Work to be completed: Repeat the listing in full, exactly as it stands.

Given information:
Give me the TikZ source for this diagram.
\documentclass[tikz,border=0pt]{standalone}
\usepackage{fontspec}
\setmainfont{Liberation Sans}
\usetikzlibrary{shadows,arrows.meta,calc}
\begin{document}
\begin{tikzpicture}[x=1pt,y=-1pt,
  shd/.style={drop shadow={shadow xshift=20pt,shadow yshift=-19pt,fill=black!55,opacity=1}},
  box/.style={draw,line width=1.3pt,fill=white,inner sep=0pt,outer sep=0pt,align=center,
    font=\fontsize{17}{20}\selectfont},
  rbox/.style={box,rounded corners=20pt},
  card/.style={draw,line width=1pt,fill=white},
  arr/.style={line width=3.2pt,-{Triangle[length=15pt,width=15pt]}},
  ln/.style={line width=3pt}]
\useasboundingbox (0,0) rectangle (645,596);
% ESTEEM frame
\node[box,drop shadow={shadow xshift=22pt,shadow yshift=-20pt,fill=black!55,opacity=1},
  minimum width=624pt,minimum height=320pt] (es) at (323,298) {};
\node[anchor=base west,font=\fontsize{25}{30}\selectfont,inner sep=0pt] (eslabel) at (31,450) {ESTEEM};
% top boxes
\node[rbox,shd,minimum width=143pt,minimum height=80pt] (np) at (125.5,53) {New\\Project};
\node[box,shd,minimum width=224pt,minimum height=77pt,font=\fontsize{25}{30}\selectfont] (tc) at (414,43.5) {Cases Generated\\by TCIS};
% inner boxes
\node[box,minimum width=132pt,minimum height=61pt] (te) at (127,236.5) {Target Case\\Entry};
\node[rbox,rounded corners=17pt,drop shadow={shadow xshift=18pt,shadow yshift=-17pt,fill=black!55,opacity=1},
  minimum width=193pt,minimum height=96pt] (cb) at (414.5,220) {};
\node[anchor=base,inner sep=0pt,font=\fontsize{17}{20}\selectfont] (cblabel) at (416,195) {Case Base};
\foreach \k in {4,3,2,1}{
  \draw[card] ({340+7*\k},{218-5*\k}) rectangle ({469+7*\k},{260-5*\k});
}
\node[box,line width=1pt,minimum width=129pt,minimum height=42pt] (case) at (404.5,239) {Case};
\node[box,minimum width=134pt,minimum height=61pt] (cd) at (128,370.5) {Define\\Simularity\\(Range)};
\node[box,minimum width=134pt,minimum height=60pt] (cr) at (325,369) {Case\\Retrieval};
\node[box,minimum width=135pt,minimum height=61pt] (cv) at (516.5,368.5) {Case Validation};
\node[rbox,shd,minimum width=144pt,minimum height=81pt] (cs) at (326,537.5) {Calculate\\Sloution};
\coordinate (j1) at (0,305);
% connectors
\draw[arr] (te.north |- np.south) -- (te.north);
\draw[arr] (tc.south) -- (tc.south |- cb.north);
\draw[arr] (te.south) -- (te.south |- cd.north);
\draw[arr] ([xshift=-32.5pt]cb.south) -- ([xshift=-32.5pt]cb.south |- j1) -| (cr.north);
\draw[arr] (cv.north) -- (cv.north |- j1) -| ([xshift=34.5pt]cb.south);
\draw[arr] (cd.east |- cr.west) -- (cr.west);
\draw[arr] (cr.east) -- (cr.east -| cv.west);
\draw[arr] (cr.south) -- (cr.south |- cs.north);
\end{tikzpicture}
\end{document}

Full output:
Give me the TikZ source for this diagram.
\documentclass[tikz,border=0pt]{standalone}
\usepackage{fontspec}
\setmainfont{Liberation Sans}
\usetikzlibrary{shadows,arrows.meta,calc}
\begin{document}
\begin{tikzpicture}[x=1pt,y=-1pt,
  shd/.style={drop shadow={shadow xshift=20pt,shadow yshift=-19pt,fill=black!55,opacity=1}},
  box/.style={draw,line width=1.3pt,fill=white,inner sep=0pt,outer sep=0pt,align=center,
    font=\fontsize{17}{20}\selectfont},
  rbox/.style={box,rounded corners=20pt},
  card/.style={draw,line width=1pt,fill=white},
  arr/.style={line width=3.2pt,-{Triangle[length=15pt,width=15pt]}},
  ln/.style={line width=3pt}]
\useasboundingbox (0,0) rectangle (645,596);
% ESTEEM frame
\node[box,drop shadow={shadow xshift=22pt,shadow yshift=-20pt,fill=black!55,opacity=1},
  minimum width=624pt,minimum height=320pt] (es) at (323,298) {};
\node[anchor=base west,font=\fontsize{25}{30}\selectfont,inner sep=0pt] (eslabel) at (31,450) {ESTEEM};
% top boxes
\node[rbox,shd,minimum width=143pt,minimum height=80pt] (np) at (125.5,53) {New\\Project};
\node[box,shd,minimum width=224pt,minimum height=77pt,font=\fontsize{25}{30}\selectfont] (tc) at (414,43.5) {Cases Generated\\by TCIS};
% inner boxes
\node[box,minimum width=132pt,minimum height=61pt] (te) at (127,236.5) {Target Case\\Entry};
\node[rbox,rounded corners=17pt,drop shadow={shadow xshift=18pt,shadow yshift=-17pt,fill=black!55,opacity=1},
  minimum width=193pt,minimum height=96pt] (cb) at (414.5,220) {};
\node[anchor=base,inner sep=0pt,font=\fontsize{17}{20}\selectfont] (cblabel) at (416,195) {Case Base};
\foreach \k in {4,3,2,1}{
  \draw[card] ({340+7*\k},{218-5*\k}) rectangle ({469+7*\k},{260-5*\k});
}
\node[box,line width=1pt,minimum width=129pt,minimum height=42pt] (case) at (404.5,239) {Case};
\node[box,minimum width=134pt,minimum height=61pt] (cd) at (128,370.5) {Define\\Simularity\\(Range)};
\node[box,minimum width=134pt,minimum height=60pt] (cr) at (325,369) {Case\\Retrieval};
\node[box,minimum width=135pt,minimum height=61pt] (cv) at (516.5,368.5) {Case Validation};
\node[rbox,shd,minimum width=144pt,minimum height=81pt] (cs) at (326,537.5) {Calculate\\Sloution};
\coordinate (j1) at (0,305);
% connectors
\draw[arr] (te.north |- np.south) -- (te.north);
\draw[arr] (tc.south) -- (tc.south |- cb.north);
\draw[arr] (te.south) -- (te.south |- cd.north);
\draw[arr] ([xshift=-32.5pt]cb.south) -- ([xshift=-32.5pt]cb.south |- j1) -| (cr.north);
\draw[arr] (cv.north) -- (cv.north |- j1) -| ([xshift=34.5pt]cb.south);
\draw[arr] (cd.east |- cr.west) -- (cr.west);
\draw[arr] (cr.east) -- (cr.east -| cv.west);
\draw[arr] (cr.south) -- (cr.south |- cs.north);
\end{tikzpicture}
\end{document}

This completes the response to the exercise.